Like her descriptive sentences, Nadzam’s dialogue sings, it’s so smooth. She scripts a conversation between hardened old farmers slowly drinking Coors Light at the one bar in town just as easily as she captures the delirious babble of a grieving widow with her life-long neighbor. She expertly provides the tall, reticent stranger with as many hand gestures as words, and she extends beyond technical talk and into philosophy whenever John and Gordon speak about their work in the shop:

“You’re not operating from a belief system, Gordon,” he said. “You’re working with a successive approximation of facts. Work with what you know. And what you don’t know, don’t guess.”

“Ok.”

“Don’t tell yourself a story about it.”

“I wasn’t.”

“Make your own observations. Don’t take my word for it — or anybody else’s.”
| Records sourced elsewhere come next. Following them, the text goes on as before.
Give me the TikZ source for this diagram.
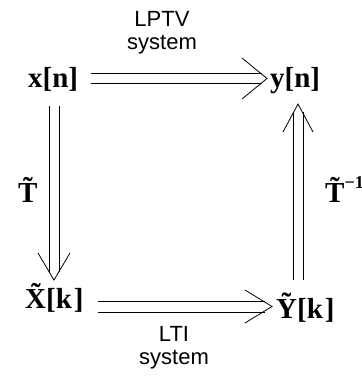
\documentclass[tikz,border=0pt]{standalone}
\usepackage{fontspec}
\setmainfont{Liberation Serif}
\newfontfamily\labfont{Liberation Sans}
\usetikzlibrary{calc}
\begin{document}
\begin{tikzpicture}[x=1pt,y=-1pt,
  sig/.style={inner sep=0pt, font=\fontsize{29}{29}\selectfont\bfseries},
  lab/.style={inner sep=0pt, align=center, font=\fontsize{22}{23}\selectfont\labfont},
  line/.style={line width=0.8pt, line cap=butt},
  chev/.style={line width=0.8pt, line join=miter}]
\useasboundingbox (0,0) rectangle (361,377);
\fill[white] (0,0) rectangle (361,377);
% nodes
\node[sig, anchor=base west] (xn) at (28,88) {x[n]};
\node[sig, anchor=base west] (yn) at (270,88) {y[n]};
\node[sig, anchor=base west] (Xk) at (25,308) {\~X[k\kern2pt]};
\node[sig, anchor=base west] (Yk) at (276,318) {\~Y[k\kern2pt]};
\node[sig, anchor=base west] (T) at (18,202) {\~T};
\node[sig, anchor=base west] (Ti) at (325,202) {\~T\raisebox{14pt}{\fontsize{18}{18}\selectfont −1}};
\node[lab, anchor=north] (lptv) at (162,11) {LPTV\\system};
\node[lab, anchor=north] (lti) at (174,326) {LTI\\system};
% top: x[n] => y[n]
\draw[line] ($(xn.base east)+(13,-14.5)$) -- ($(yn.base west)+(-8,-14.5)$);
\draw[line] ($(xn.base east)+(13,-4.5)$) -- ($(yn.base west)+(-8,-4.5)$);
\draw[chev] ($(yn.base west)+(-28,-30)$) -- ($(yn.base west)+(-3,-9.5)$) -- ($(yn.base west)+(-28,11)$);
% bottom: X[k] => Y[k]
\draw[line] ($(Xk.base east)+(14,-7)$) -- ($(Yk.base west)+(-11,-17)$);
\draw[line] ($(Xk.base east)+(14,4)$) -- ($(Yk.base west)+(-11,-6)$);
\draw[chev] ($(Yk.base west)+(-31,-28)$) -- ($(Yk.base west)+(-4,-11.5)$) -- ($(Yk.base west)+(-31,5)$);
% left: x[n] => X[k]
\draw[line] ($(xn.base west)+(21,18)$) -- ($(Xk.base west)+(24,-36)$);
\draw[line] ($(xn.base west)+(31,18)$) -- ($(Xk.base west)+(34,-36)$);
\draw[chev] ($(Xk.base west)+(13,-55)$) -- ($(Xk.base west)+(29,-28)$) -- ($(Xk.base west)+(45,-55)$);
% right: Y[k] => y[n]
\draw[line] ($(Yk.base west)+(17,-38)$) -- ($(yn.base west)+(23,24)$);
\draw[line] ($(Yk.base west)+(27,-38)$) -- ($(yn.base west)+(33,24)$);
\draw[chev] ($(yn.base west)+(13,44)$) -- ($(yn.base west)+(28,16)$) -- ($(yn.base west)+(43,44)$);
\end{tikzpicture}
\end{document}
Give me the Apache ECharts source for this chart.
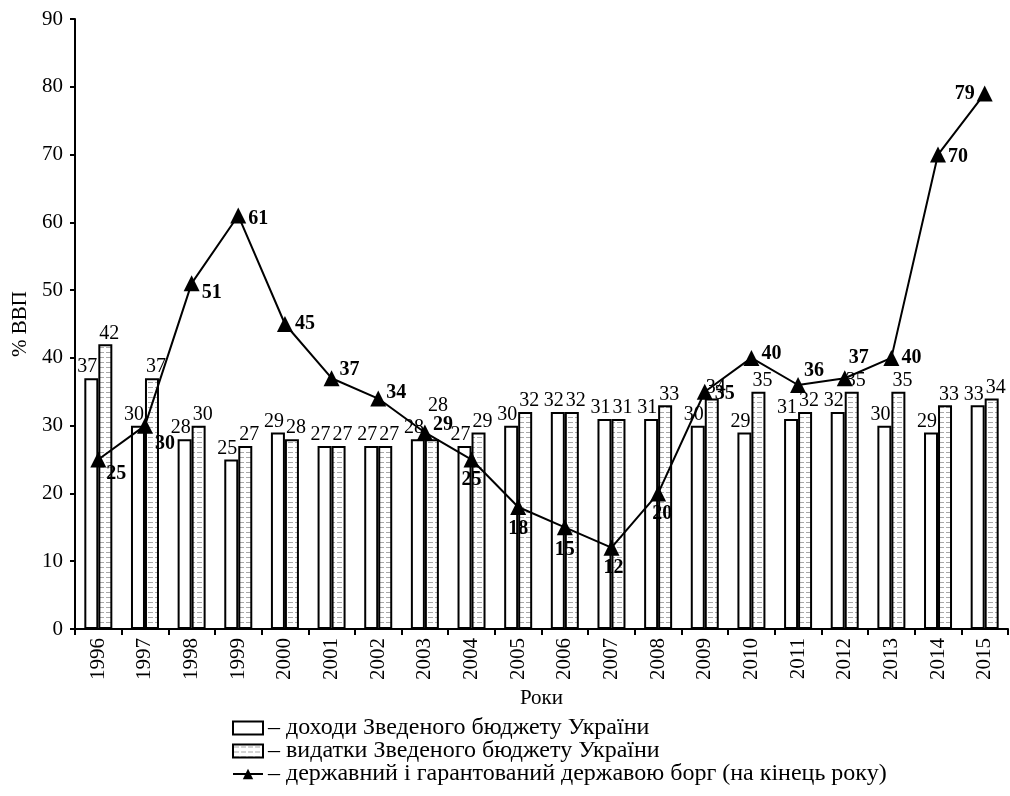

But Nadzam’s strength isn’t merely possessing words that roll off the tongue. She also has a knack for building her sleepy, sleepless, rustic, neglected town out of a trifecta of color, pattern, and movement. Like the book’s cover, Lions is suffused with blue. Everything is blue: grass, a spruce tree, the moon, dishrags, jeans, fields of new wheat, the walls of the bar, Georgie’s checkered curtains in windows all over town, thin tea towels blowing on a clothesline, veiny hands, ashes, snow, Gordon’s flannel shirt, chimney smoke at dusk, Gordon’s mug in the shop, eyes. The sky is “aching blue,” and later “a perfect heartache blue.” And this is just one color, one layer of a complex concoction.

Similarly, everything in this overheated town is dancing: weeds stretch from front doors to the ditch, curses ripen, and little flowers spread “like pink smoke over the grass.” In her interview with the Center for Fiction after her first novel Lamb, she says, “If life were a sentence, you might say I’ve been looking for the fresh verb.” Indeed, it appears that she has found her verbs and her adjectives with this strange town named Lions:

From the slight inclination of the plain, it must have appeared a shipwreck awash in grass — the old splintered homesteads half sunk in dirt, the small crush of lights in the distance from the diner and the bar where anyone still surviving had gathered together to ride out the coming night.
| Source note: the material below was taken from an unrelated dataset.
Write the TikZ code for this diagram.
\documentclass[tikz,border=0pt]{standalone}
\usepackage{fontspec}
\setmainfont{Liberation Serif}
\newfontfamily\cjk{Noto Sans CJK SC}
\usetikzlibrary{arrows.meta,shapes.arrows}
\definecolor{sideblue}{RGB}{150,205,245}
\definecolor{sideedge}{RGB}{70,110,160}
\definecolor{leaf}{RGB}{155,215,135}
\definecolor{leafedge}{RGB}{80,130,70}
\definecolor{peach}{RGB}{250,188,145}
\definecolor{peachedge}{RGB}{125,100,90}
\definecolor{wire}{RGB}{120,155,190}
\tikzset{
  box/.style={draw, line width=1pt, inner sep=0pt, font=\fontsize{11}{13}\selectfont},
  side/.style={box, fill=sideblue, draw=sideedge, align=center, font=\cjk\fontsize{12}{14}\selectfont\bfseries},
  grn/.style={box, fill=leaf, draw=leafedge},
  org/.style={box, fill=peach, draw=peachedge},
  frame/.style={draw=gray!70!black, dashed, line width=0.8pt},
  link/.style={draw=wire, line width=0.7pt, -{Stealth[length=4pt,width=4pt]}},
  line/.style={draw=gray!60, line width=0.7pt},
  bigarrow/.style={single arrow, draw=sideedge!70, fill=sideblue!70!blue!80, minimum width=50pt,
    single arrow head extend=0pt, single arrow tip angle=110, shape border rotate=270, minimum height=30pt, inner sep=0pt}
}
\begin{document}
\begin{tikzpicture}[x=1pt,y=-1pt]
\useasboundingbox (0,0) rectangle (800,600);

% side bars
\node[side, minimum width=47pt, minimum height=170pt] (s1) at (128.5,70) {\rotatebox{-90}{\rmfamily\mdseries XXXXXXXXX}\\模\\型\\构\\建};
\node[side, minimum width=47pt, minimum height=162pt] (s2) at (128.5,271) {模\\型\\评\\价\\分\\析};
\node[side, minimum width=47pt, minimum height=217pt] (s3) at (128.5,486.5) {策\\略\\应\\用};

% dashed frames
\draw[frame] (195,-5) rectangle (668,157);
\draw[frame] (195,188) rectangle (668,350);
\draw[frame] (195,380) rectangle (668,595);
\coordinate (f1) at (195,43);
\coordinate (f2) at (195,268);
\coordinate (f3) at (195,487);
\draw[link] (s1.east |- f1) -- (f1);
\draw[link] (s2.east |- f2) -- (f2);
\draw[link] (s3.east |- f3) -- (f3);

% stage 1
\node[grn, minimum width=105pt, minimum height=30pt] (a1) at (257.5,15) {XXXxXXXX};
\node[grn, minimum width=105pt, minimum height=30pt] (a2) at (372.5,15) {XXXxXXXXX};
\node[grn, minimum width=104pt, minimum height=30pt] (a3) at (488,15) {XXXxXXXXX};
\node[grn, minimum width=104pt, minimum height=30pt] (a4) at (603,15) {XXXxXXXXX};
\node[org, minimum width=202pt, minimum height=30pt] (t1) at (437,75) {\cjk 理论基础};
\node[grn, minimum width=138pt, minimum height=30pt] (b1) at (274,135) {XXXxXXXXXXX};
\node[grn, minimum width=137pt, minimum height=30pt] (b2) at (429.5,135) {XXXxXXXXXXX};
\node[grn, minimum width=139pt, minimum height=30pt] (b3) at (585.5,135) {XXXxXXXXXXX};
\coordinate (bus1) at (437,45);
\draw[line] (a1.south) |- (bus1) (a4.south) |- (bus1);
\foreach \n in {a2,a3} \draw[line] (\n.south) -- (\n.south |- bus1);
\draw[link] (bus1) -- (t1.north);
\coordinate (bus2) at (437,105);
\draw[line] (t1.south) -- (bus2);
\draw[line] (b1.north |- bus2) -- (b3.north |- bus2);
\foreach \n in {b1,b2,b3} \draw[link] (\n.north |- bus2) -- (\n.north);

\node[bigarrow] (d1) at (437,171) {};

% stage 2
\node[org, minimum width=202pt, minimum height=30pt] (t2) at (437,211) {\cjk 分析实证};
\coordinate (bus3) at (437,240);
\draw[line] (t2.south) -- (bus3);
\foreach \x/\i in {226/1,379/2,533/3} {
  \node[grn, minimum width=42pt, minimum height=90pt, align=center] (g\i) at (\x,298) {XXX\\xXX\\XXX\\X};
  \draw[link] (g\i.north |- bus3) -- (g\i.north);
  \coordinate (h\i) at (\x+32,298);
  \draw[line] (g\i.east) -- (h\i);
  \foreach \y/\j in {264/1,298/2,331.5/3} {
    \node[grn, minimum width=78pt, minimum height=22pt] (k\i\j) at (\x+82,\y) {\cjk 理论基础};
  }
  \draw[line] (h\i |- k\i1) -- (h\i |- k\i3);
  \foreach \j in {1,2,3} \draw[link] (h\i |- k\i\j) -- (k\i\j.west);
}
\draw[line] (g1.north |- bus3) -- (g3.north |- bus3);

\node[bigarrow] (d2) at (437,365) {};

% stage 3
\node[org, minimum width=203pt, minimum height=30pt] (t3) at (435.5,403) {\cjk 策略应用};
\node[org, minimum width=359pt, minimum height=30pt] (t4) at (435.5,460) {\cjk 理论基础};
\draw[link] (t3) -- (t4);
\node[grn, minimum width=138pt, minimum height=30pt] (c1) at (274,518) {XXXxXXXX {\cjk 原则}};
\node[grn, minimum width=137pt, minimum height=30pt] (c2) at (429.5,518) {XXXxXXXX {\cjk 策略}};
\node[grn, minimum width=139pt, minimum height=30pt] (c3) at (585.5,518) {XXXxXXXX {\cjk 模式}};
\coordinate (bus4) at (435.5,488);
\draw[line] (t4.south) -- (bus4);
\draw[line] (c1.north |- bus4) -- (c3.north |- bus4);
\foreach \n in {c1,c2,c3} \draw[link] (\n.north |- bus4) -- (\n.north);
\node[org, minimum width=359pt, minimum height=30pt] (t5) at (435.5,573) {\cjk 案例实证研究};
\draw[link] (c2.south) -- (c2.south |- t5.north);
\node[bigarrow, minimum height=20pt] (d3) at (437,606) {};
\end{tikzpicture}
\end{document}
Nadzam has written the story of a town ill-befitting of its majestic name set under an angry sun and surrounded by malnourished grass and alfalfa. There is one diner, one gas station — the second went out of business — and one bar, and the few residents who gather at these establishments have lived as much in their homes as they have in their neighbors’. But in spite of the dreary hay-colored landscape, John, Gordon, Leigh — even the tall stranger — are rainbows of emotion, ambition, imagination. What else do they have if not their stories, even if those stories are borne of spirits and ghosts waiting in the tall grass, ready to pounce?